# MODEL SS424 snapper backer board shears - worth the purchase?



## Panzer5 (Oct 21, 2008)

Anyone using one of these?

I've got three tile jobs coming up where the HO's want their entire walls done up in 1/2 inch hardie (no gypsum / greenboard at all). Been cutting all my hardie with a diamond blade & circ saw / angle grinder (and tired of wearing all that dust).

Since I use the shears for siding work - and like them - I'm wondering if the larger one's for backerboard perform as well?

Thoughts?


----------



## angus242 (Oct 20, 2007)

Yes, shears are _da bomb _for cutting a lot of CBU.


----------



## opiethetileman (Apr 7, 2005)

now angus throws out DA BOMB..............personally I use a plamsa cutter for cbu............and for the cut outs just get the 45 and wham.......yeah shears rule.. I can not stand people that cut cbu with a knive and leave nasty edges


----------



## Panzer5 (Oct 21, 2008)

opiethetileman said:


> ...and for the cut outs just get the 45 and wham.......


 
Like your style.

Saves on labor, too.


----------



## griz (Nov 26, 2009)

Hey Jarhead, I've got two of the same model. They are very durable and work great.


----------



## drywallnflorida (Sep 19, 2008)

I have the same type (diff brand) they work great!!:thumbup:


----------



## angus242 (Oct 20, 2007)

opiethetileman said:


> now angus throws out DA BOMB


I am pretty fly for a white guy.....










I do not likey the jagged edges either :furious:


----------



## Panzer5 (Oct 21, 2008)

Thanks, guys.

Looks like I'll be investing in one then.


----------



## opiethetileman (Apr 7, 2005)

i thought you were the smooth operator......yeah I cant stand jagged edges or another pet pev.Is the board being run in dif directions. I do them they all run the same way. Unless its a shower side wall that goes vertical.


----------



## PrecisionFloors (Jan 24, 2006)

Any of you guys cut CBU with one of those little 4" wet circular saws? Always thought that would be a smart way to do it...no dust and smooth cuts. Me, I just use Ditra :whistling


----------



## Panzer5 (Oct 21, 2008)

Just got mine today. Made a couple of test cuts on some scrap from the last job - and MAN! I am impressed. Feel foolish that I never bought one earlier.
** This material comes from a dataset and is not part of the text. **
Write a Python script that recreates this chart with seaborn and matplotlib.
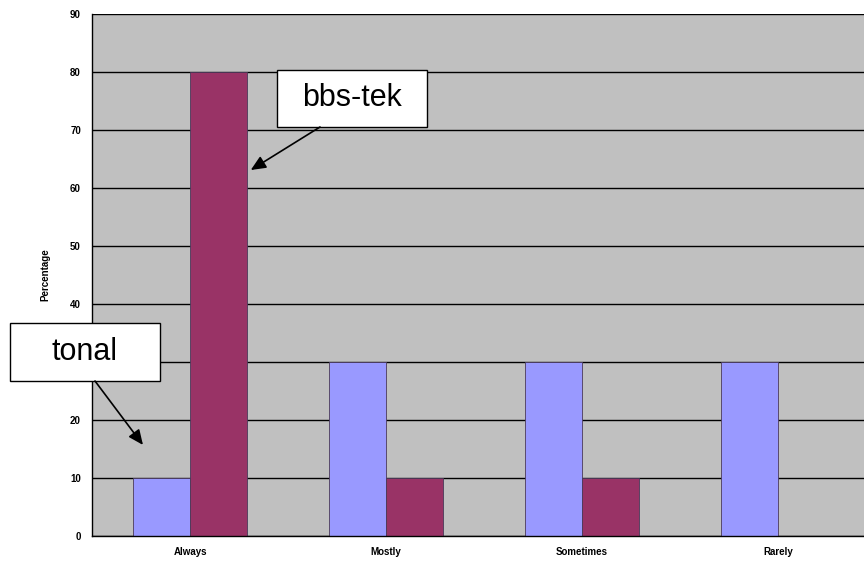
import pandas as pd
import matplotlib.pyplot as plt
import seaborn as sns
from matplotlib.patches import Rectangle

# Datos
categorias = ['Always', 'Mostly', 'Sometimes', 'Rarely']
tonal = [10, 30, 30, 30]
bbs_tek = [80, 10, 10, 0]
series = ['tonal', 'bbs-tek']
colores = ['#9999FF', '#993366']
y_ticks = [0, 10, 20, 30, 40, 50, 60, 70, 80, 90]

df = pd.DataFrame({
    'categoria': categorias * 2,
    'serie': ['tonal'] * 4 + ['bbs-tek'] * 4,
    'valor': tonal + bbs_tek,
})

sns.set_style('white')
plt.rcParams['font.family'] = ['Liberation Sans', 'DejaVu Sans']
plt.rcParams['text.color'] = 'black'
plt.rcParams['xtick.color'] = 'black'
plt.rcParams['ytick.color'] = 'black'
plt.rcParams['axes.labelcolor'] = 'black'

fig = plt.figure(figsize=(8.64, 5.62), dpi=100)
ax = fig.add_axes([92 / 864, 1 - 536 / 562, 784 / 864, 522 / 562])
ax.set_facecolor('#C0C0C0')

sns.barplot(data=df, x='categoria', y='valor', hue='serie', order=categorias,
            hue_order=series, palette=colores, saturation=1, width=0.58, gap=0,
            edgecolor='#4a3a5a', linewidth=0.6, legend=False, ax=ax, zorder=3)

ax.set_xlim(-0.5, 3.5)
ax.set_ylim(0, 90)
ax.set_yticks(y_ticks)
for v in y_ticks:
    ax.axhline(v, color='black', lw=1, zorder=1)

ax.set_xticks(range(4))
ax.set_xticklabels(categorias, fontsize=7, fontweight='bold')
ax.set_xticks([-0.5, 0.5, 1.5, 2.5, 3.5], minor=True)
ax.tick_params(axis='x', which='major', length=0, pad=8)
ax.tick_params(axis='x', which='minor', length=4, width=1, color='black', direction='out')
ax.tick_params(axis='y', length=5, width=1, color='black', direction='out', labelsize=7, pad=3)
for lab in ax.get_yticklabels():
    lab.set_fontweight('bold')
ax.set_xlabel('')
ax.set_ylabel('Percentage', fontsize=7, fontweight='bold', labelpad=14)

for s in ['top', 'right']:
    ax.spines[s].set_visible(False)
for s in ['left', 'bottom']:
    ax.spines[s].set_color('black')
    ax.spines[s].set_linewidth(1)
    ax.spines[s].set_zorder(4)

# Cuadros de anotacion (coordenadas en pixeles de la imagen)
def caja(x0, y0, x1, y1, texto):
    ax.add_patch(Rectangle((x0 / 864, 1 - y1 / 562), (x1 - x0) / 864, (y1 - y0) / 562,
                           transform=fig.transFigure, facecolor='white', edgecolor='black',
                           lw=1, clip_on=False, zorder=6))
    ax.text((x0 + x1) / 2 / 864, 1 - (y0 + y1) / 2 / 562, texto, transform=fig.transFigure,
            ha='center', va='center', fontsize=22, color='black', zorder=7)

caja(10, 323, 160, 381, 'tonal')
caja(277, 70, 427, 127, 'bbs-tek')

flecha = dict(arrowstyle='-|>,head_length=0.9,head_width=0.4', color='black', lw=1.2,
              shrinkA=0, shrinkB=0)
ax.annotate('', xy=(-0.24, 15.7), xytext=(95 / 864, 1 - 381 / 562),
            textcoords='figure fraction', arrowprops=flecha, annotation_clip=False, zorder=8)
ax.annotate('', xy=(0.31, 63.1), xytext=(320 / 864, 1 - 127 / 562),
            textcoords='figure fraction', arrowprops=flecha, annotation_clip=False, zorder=8)

fig.savefig('out.png', dpi=100)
Starting a new job on Monday - anticipate that it will go MUCH faster with the new tool.

A bit disappointed, however, that it did not come with a 'travel box'. Instead the tool was simply in a cardboard box with the warranty and instruction book. 

My Makita FSS shear came in its own handy-dandy plastic box... Would have been nice to see the Snapper come in one as well.


----------